"Sokak çatışma müzakere ve temsil alanıdır. Sokak mevcut hakları korumanın yeni hak taleplerinde bulunmanın kamu politikalarına müdahale etmenin aracı ve mekânıdır. Sokak siyasal düşünceyi dışa vurmanın düşünceyi simgesel düzeyde açıklamanın aracıdır.
Düşünceler sokakta pankartlar dövizler semboller ritüeller grafitiler mizah kılık kıyafetler aksesuarlar aracılığıyla açıklanır. Temsili demokrasilerde seçimden seçime aktif hale gelen yurttaşın iki seçim arası dönemde de etkin olmasını sağlayan kolektif eylemler özelde de sokak eylemleri demokrasinin yaygınlaştırılmasının ve
derinleştirilmesinin yollarından biridir."

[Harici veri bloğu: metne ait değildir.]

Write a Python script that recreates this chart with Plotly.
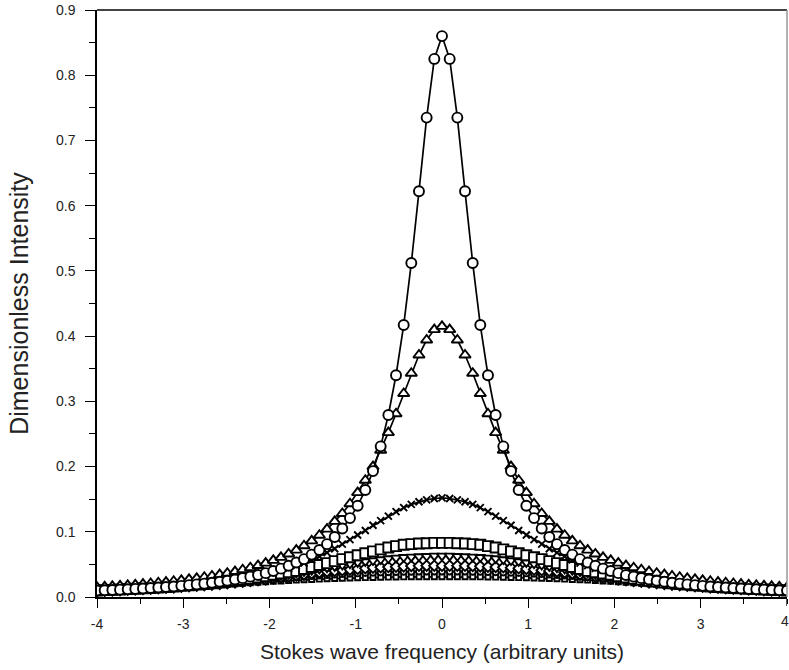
import plotly.graph_objects as go

# Stokes wave frequency grid (arbitrary units)
x_freq = [-4.0, -3.911, -3.822, -3.733, -3.644, -3.556, -3.467, -3.378, -3.289, -3.2,
          -3.111, -3.022, -2.933, -2.844, -2.756, -2.667, -2.578, -2.489, -2.4, -2.311,
          -2.222, -2.133, -2.044, -1.956, -1.867, -1.778, -1.689, -1.6, -1.511, -1.422,
          -1.333, -1.244, -1.156, -1.067, -0.978, -0.889, -0.8, -0.711, -0.622, -0.533,
          -0.444, -0.356, -0.267, -0.178, -0.089,
          0.0,
          0.089, 0.178, 0.267, 0.356, 0.444, 0.533, 0.622, 0.711, 0.8, 0.889,
          0.978, 1.067, 1.156, 1.244, 1.333, 1.422, 1.511, 1.6, 1.689, 1.778,
          1.867, 1.956, 2.044, 2.133, 2.222, 2.311, 2.4, 2.489, 2.578, 2.667,
          2.756, 2.844, 2.933, 3.022, 3.111, 3.2, 3.289, 3.378, 3.467, 3.556,
          3.644, 3.733, 3.822, 3.911, 4.0]

circles = [0.0099, 0.0103, 0.0108, 0.0113, 0.0119, 0.0124, 0.0131, 0.0138, 0.0145, 0.0153,
           0.0162, 0.0171, 0.0182, 0.0193, 0.0205, 0.0219, 0.0234, 0.025, 0.0269, 0.0289,
           0.0312, 0.0338, 0.0366, 0.0398, 0.0435, 0.048, 0.053, 0.058, 0.065, 0.072,
           0.081, 0.092, 0.105, 0.121, 0.140, 0.164, 0.193, 0.231, 0.279, 0.340,
           0.417, 0.512, 0.622, 0.735, 0.825,
           0.860,
           0.825, 0.735, 0.622, 0.512, 0.417, 0.340, 0.279, 0.231, 0.193, 0.164,
           0.140, 0.121, 0.105, 0.092, 0.081, 0.072, 0.065, 0.058, 0.053, 0.048,
           0.0435, 0.0398, 0.0366, 0.0338, 0.0312, 0.0289, 0.0269, 0.025, 0.0234, 0.0219,
           0.0205, 0.0193, 0.0182, 0.0171, 0.0162, 0.0153, 0.0145, 0.0138, 0.0131, 0.0124,
           0.0119, 0.0113, 0.0108, 0.0103, 0.0099]

triangles_up = [0.015, 0.0156, 0.0163, 0.0171, 0.0179, 0.0187, 0.0197, 0.0207, 0.0218, 0.0229,
                0.0242, 0.0255, 0.027, 0.0286, 0.0303, 0.0322, 0.0343, 0.0365, 0.039, 0.0418,
                0.0448, 0.0482, 0.052, 0.0561, 0.0608, 0.066, 0.0719, 0.0786, 0.0861, 0.0947,
                0.104, 0.116, 0.128, 0.143, 0.160, 0.179, 0.200, 0.225, 0.252, 0.281,
                0.312, 0.343, 0.371, 0.394, 0.410,
                0.415,
                0.410, 0.394, 0.371, 0.343, 0.312, 0.281, 0.252, 0.225, 0.200, 0.179,
                0.160, 0.143, 0.128, 0.116, 0.104, 0.0947, 0.0861, 0.0786, 0.0719, 0.066,
                0.0608, 0.0561, 0.052, 0.0482, 0.0448, 0.0418, 0.039, 0.0365, 0.0343, 0.0322,
                0.0303, 0.0286, 0.027, 0.0255, 0.0242, 0.0229, 0.0218, 0.0207, 0.0197, 0.0187,
                0.0179, 0.0171, 0.0163, 0.0156, 0.015]

crosses = [0.0115, 0.012, 0.0125, 0.013, 0.0136, 0.0142, 0.0148, 0.0155, 0.0162, 0.017,
           0.018, 0.019, 0.020, 0.021, 0.022, 0.023, 0.0245, 0.026, 0.0275, 0.029,
           0.031, 0.033, 0.0355, 0.038, 0.041, 0.044, 0.048, 0.052, 0.057, 0.062,
           0.068, 0.074, 0.081, 0.088, 0.095, 0.102, 0.110, 0.117, 0.124, 0.131,
           0.137, 0.142, 0.146, 0.149, 0.151,
           0.152,
           0.151, 0.149, 0.146, 0.142, 0.137, 0.131, 0.124, 0.117, 0.110, 0.102,
           0.095, 0.088, 0.081, 0.074, 0.068, 0.062, 0.057, 0.052, 0.048, 0.044,
           0.041, 0.038, 0.0355, 0.033, 0.031, 0.029, 0.0275, 0.026, 0.0245, 0.023,
           0.022, 0.021, 0.020, 0.019, 0.018, 0.017, 0.0162, 0.0155, 0.0148, 0.0142,
           0.0136, 0.013, 0.0125, 0.012, 0.0115]

squares = [0.010, 0.0105, 0.011, 0.0115, 0.012, 0.0126, 0.0132, 0.0138, 0.0145, 0.0152,
           0.016, 0.017, 0.018, 0.019, 0.020, 0.021, 0.022, 0.0235, 0.025, 0.0265,
           0.028, 0.030, 0.032, 0.034, 0.036, 0.038, 0.040, 0.043, 0.046, 0.049,
           0.052, 0.055, 0.058, 0.061, 0.064, 0.067, 0.070, 0.073, 0.076, 0.078,
           0.080, 0.081, 0.082, 0.0825, 0.083,
           0.083,
           0.083, 0.0825, 0.082, 0.081, 0.080, 0.078, 0.076, 0.073, 0.070, 0.067,
           0.064, 0.061, 0.058, 0.055, 0.052, 0.049, 0.046, 0.043, 0.040, 0.038,
           0.036, 0.034, 0.032, 0.030, 0.028, 0.0265, 0.025, 0.0235, 0.022, 0.021,
           0.020, 0.019, 0.018, 0.017, 0.016, 0.0152, 0.0145, 0.0138, 0.0132, 0.0126,
           0.012, 0.0115, 0.011, 0.0105, 0.010]

triangles_down = [0.0098, 0.0102, 0.0107, 0.0112, 0.0117, 0.0122, 0.0128, 0.0134, 0.014, 0.0146,
                  0.0153, 0.016, 0.017, 0.018, 0.019, 0.020, 0.021, 0.022, 0.0235, 0.025,
                  0.0265, 0.028, 0.0295, 0.031, 0.033, 0.035, 0.037, 0.039, 0.041, 0.043,
                  0.045, 0.047, 0.049, 0.051, 0.053, 0.0545, 0.056, 0.0575, 0.059, 0.060,
                  0.061, 0.0615, 0.062, 0.0625, 0.063,
                  0.063,
                  0.063, 0.0625, 0.062, 0.0615, 0.061, 0.060, 0.059, 0.0575, 0.056, 0.0545,
                  0.053, 0.051, 0.049, 0.047, 0.045, 0.043, 0.041, 0.039, 0.037, 0.035,
                  0.033, 0.031, 0.0295, 0.028, 0.0265, 0.025, 0.0235, 0.022, 0.021, 0.020,
                  0.019, 0.018, 0.017, 0.016, 0.0153, 0.0146, 0.014, 0.0134, 0.0128, 0.0122,
                  0.0117, 0.0112, 0.0107, 0.0102, 0.0098]

diamonds = [0.0092, 0.0096, 0.010, 0.0105, 0.011, 0.0116, 0.0122, 0.0128, 0.0134, 0.0141,
            0.0148, 0.0156, 0.0164, 0.0172, 0.018, 0.019, 0.020, 0.021, 0.0222, 0.0233,
            0.0245, 0.0258, 0.027, 0.0285, 0.030, 0.0315, 0.033, 0.0345, 0.036, 0.0375,
            0.039, 0.040, 0.041, 0.042, 0.043, 0.044, 0.045, 0.0455, 0.046, 0.0465,
            0.047, 0.0475, 0.0478, 0.048, 0.048,
            0.048,
            0.048, 0.048, 0.0478, 0.0475, 0.047, 0.0465, 0.046, 0.0455, 0.045, 0.044,
            0.043, 0.042, 0.041, 0.040, 0.039, 0.0375, 0.036, 0.0345, 0.033, 0.0315,
            0.030, 0.0285, 0.027, 0.0258, 0.0245, 0.0233, 0.0222, 0.021, 0.020, 0.019,
            0.018, 0.0172, 0.0164, 0.0156, 0.0148, 0.0141, 0.0134, 0.0128, 0.0122, 0.0116,
            0.011, 0.0105, 0.010, 0.0096, 0.0092]

small_circles = [0.009, 0.0094, 0.0099, 0.0104, 0.011, 0.0116, 0.0122, 0.0129, 0.0136, 0.0143,
                 0.0151, 0.0159, 0.0167, 0.0176, 0.0185, 0.0194, 0.0203, 0.0213, 0.0223, 0.0233,
                 0.0243, 0.0253, 0.0263, 0.0273, 0.0283, 0.0293, 0.0302, 0.0311, 0.032, 0.0328,
                 0.0336, 0.0343, 0.035, 0.0356, 0.0362, 0.0367, 0.0372, 0.0376, 0.038, 0.0383,
                 0.0386, 0.0388, 0.039, 0.039, 0.039,
                 0.039,
                 0.039, 0.039, 0.039, 0.0388, 0.0386, 0.0383, 0.038, 0.0376, 0.0372, 0.0367,
                 0.0362, 0.0356, 0.035, 0.0343, 0.0336, 0.0328, 0.032, 0.0311, 0.0302, 0.0293,
                 0.0283, 0.0273, 0.0263, 0.0253, 0.0243, 0.0233, 0.0223, 0.0213, 0.0203, 0.0194,
                 0.0185, 0.0176, 0.0167, 0.0159, 0.0151, 0.0143, 0.0136, 0.0129, 0.0122, 0.0116,
                 0.011, 0.0104, 0.0099, 0.0094, 0.009]

small_squares = [0.0086, 0.0092, 0.0098, 0.0104, 0.011, 0.0116, 0.0122, 0.0128, 0.0134, 0.0141,
                 0.0147, 0.0154, 0.0161, 0.0168, 0.0175, 0.0182, 0.0189, 0.0196, 0.0204, 0.0211,
                 0.0218, 0.0225, 0.0232, 0.0239, 0.0246, 0.0252, 0.0258, 0.0264, 0.0269, 0.0274,
                 0.0279, 0.0283, 0.0287, 0.0291, 0.0294, 0.0297, 0.030, 0.0302, 0.0304, 0.0306,
                 0.0308, 0.031, 0.031, 0.031, 0.031,
                 0.031,
                 0.031, 0.031, 0.031, 0.031, 0.0308, 0.0306, 0.0304, 0.0302, 0.030, 0.0297,
                 0.0294, 0.0291, 0.0287, 0.0283, 0.0279, 0.0274, 0.0269, 0.0264, 0.0258, 0.0252,
                 0.0246, 0.0239, 0.0232, 0.0225, 0.0218, 0.0211, 0.0204, 0.0196, 0.0189, 0.0182,
                 0.0175, 0.0168, 0.0161, 0.0154, 0.0147, 0.0141, 0.0134, 0.0128, 0.0122, 0.0116,
                 0.011, 0.0104, 0.0098, 0.0092, 0.0086]

x_tick_vals = [-4, -3, -2, -1, 0, 1, 2, 3, 4]
x_tick_text = ["-4", "-3", "-2", "-1", "0", "1", "2", "3", "4"]

series = [
    ("small squares", small_squares, dict(symbol="square", size=5)),
    ("small circles", small_circles, dict(symbol="circle", size=6)),
    ("diamonds", diamonds, dict(symbol="diamond", size=8)),
    ("triangles down", triangles_down, dict(symbol="triangle-down", size=9)),
    ("squares", squares, dict(symbol="square", size=10)),
    ("crosses", crosses, dict(symbol="x-thin", size=7)),
    ("triangles up", triangles_up, dict(symbol="triangle-up", size=10)),
    ("circles", circles, dict(symbol="circle", size=10)),
]

for name, ys, _ in series:
    assert len(ys) == len(x_freq), (name, len(ys))

fig = go.Figure()
for name, ys, mk in series:
    fig.add_trace(go.Scatter(
        x=x_freq, y=ys, mode="lines+markers", name=name,
        line=dict(color="black", width=1.7),
        marker=dict(symbol=mk["symbol"], size=mk["size"], color="white",
                    line=dict(color="black", width=1.9)),
    ))

font_family = "Liberation Sans, Arial, Helvetica, sans-serif"
tick_font = dict(size=14, family=font_family, color="#222")

fig.update_layout(
    width=789, height=670,
    margin=dict(l=97, r=2, t=10, b=73),
    paper_bgcolor="white", plot_bgcolor="white",
    showlegend=False,
    font=dict(family=font_family, color="#222"),
)

fig.update_xaxes(
    range=[-4, 4], tickmode="array", tickvals=x_tick_vals[:-1], ticktext=x_tick_text[:-1],
    showgrid=False, zeroline=False,
    showline=True, linecolor="black", linewidth=1.5,
    ticks="outside", ticklen=9, tickwidth=1.3, tickcolor="black",
    minor=dict(dtick=0.5, tick0=0, ticks="outside", ticklen=5, tickwidth=1.3,
               tickcolor="black", showgrid=False),
    tickfont=tick_font,
    ticklabelstandoff=4,
    title=dict(text="Stokes wave frequency (arbitrary units)",
               font=dict(size=21, family=font_family, color="#222"), standoff=14),
)
fig.update_yaxes(
    range=[0, 0.9], dtick=0.1, tick0=0, tickformat=".1f",
    showgrid=False, zeroline=False,
    showline=True, linecolor="black", linewidth=1.5,
    ticks="outside", ticklen=10, tickwidth=1.3, tickcolor="black",
    minor=dict(dtick=0.05, ticks="outside", ticklen=6, tickwidth=1.3, tickcolor="black", showgrid=False),
    tickfont=tick_font,
    ticklabelstandoff=7,
    title=dict(text="Dimensionless Intensity",
               font=dict(size=25, family=font_family, color="#222"), standoff=20),
)

# last x tick label, kept just inside the page's right edge
fig.add_annotation(x=x_tick_vals[-1], xref="x", y=0, yref="paper", yshift=-14, xshift=-2,
                   text=x_tick_text[-1], showarrow=False, yanchor="top", xanchor="center",
                   font=tick_font)
# tick mark at x = 4
fig.add_shape(type="line", xref="x", yref="paper", x0=4, x1=4, y0=0, y1=-9 / 587,
              line=dict(color="black", width=1.3))

# top and right frame lines
fig.add_shape(type="line", xref="paper", yref="paper", x0=0, x1=1, y0=1, y1=1,
              line=dict(color="#444", width=2))
fig.add_shape(type="line", xref="paper", yref="paper", x0=1, x1=1, y0=0, y1=1,
              line=dict(color="#999", width=1.5))

fig.write_html("out.html")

Sokak gösterileri kamusal alandaki protesto eylemleri son yıllarda bütün dünyada yaygın. Türkiye'de de bu küresel eğilime koşut bir gelişme varken son yıllarda sokakta siyaset -özellikle muhalif siyaset- gitgide "tehlikeli" hale geldi. Hatta bu temel yurttaş hakkını kriminalize eden bir
tutum hâkimiyet kazandı.
Elinizdeki kitap İstanbul Ankara İzmir Diyarbakır Adana Mersin'den farklı saiklere ve taleplere dayanan deneyimleri gözleyerek Türkiye'de sokak siyasetinin "doğasını" araştırıyor. Protestocuların toplumsal profili nasıl çizilebilir? Ne istiyorlar? Eylem repertuarı nasıl biçimleniyor nasıl
çeşitleniyor?
Polisin eylemlere ve eylemcilere bakışını zihniyet ve davranış kalıplarını da göz ardı etmiyor çalışma. Karşılıklı geliştirilen stratejileri sokak siyasetinin bir dinamiği olarak ele alıyor. Ayşen Uysal bu kapsamlı incelemesiyle sokak gösterilerini ve protestolarını hem anlamaya katkıda
bulunuyor hem de onları meşru ve "normal" bir siyasal-toplumsal faaliyet olarak kabul etmeye..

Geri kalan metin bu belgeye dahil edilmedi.